NADA chairman says EPA's proposed 62 mpg standard threatens auto recovery

(February 6, 2011) SAN FRANCISCO — With auto sales expected to reach nearly 13 million units in 2011, the outgoing chairman of the National Automobile Dealers Association (NADA) warned Saturday that proposals like the Environmental Protection Agency’s plan to raise the fleet-average fuel economy standard to as much as 62 mpg by 2025 threaten to “throw a roadblock in front of this recovery.”

Ed Tonkin urged manufacturers to remember that the consumer is the most important person in the auto industry, because “nothing happens without a buyer,” and short-sighted environmental policies could come at a cost to the auto industry and the overall economy.

“Dealers have long supported improving fuel economy, but we also know it must be based on sound public policy and not just wishful thinking,” he said.

Tonkin, multi-franchise dealer from Portland, Ore., who will end his term as NADA chairman Monday, passing the gavel to Utah dealer Stephen Wade at the NADA Convention and Expo in San Francisco, said that the nation’s auto dealers have a renewed sense of optimism about the auto industry.

Ed Tonkin speaks at
NADA convention


“We are on the way back,” said Tonkin,

The convention is expected to draw nearly 17,000 total attendees, a 15 percent increase from the 2010 event.

“Our challenge now is to do everything in our power to keep things moving forward,” Tonkin said.

As chairman of NADA in 2010, Tonkin led the association through several legislative and regulatory challenges, including the dealers’ much publicized fight to keep dealer-assisted financing affordable and available for consumers when dealership F&I practices were threatened by the Dodd-Frank Financial Reform bill.

Tonkin, a new-car dealer since 1981, said the victory over the burdensome new regulations would not have been possible without dealers’ impressive grass-roots efforts.

“Simply put, the deck was absolutely staked against us,” Tonkin said. “This was a grass-roots effort the likes of which Washington has never seen.”

But dealers’ victories in 2010 are no reason to step off the gas, Tonkin said.

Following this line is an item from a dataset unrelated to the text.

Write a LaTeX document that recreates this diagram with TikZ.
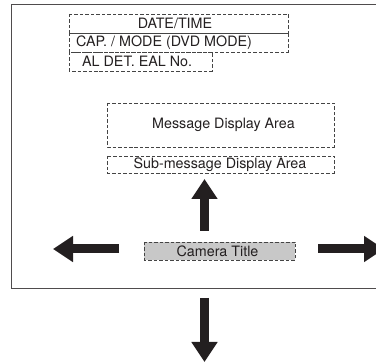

If anything auto dealers have more reason now to invest in the industry’s future, as sales pick up and consumer confidence improves.

At the North American International Auto Show in Detroit earlier last month, dealers got a taste for the many new models fueling a “renewed spirit of optimism” that sales may reach as much as 15 million units by 2015, Tonkin said.

“The industry’s recovery seems real, because it’s based on vehicles that fuel the imagination,” he said.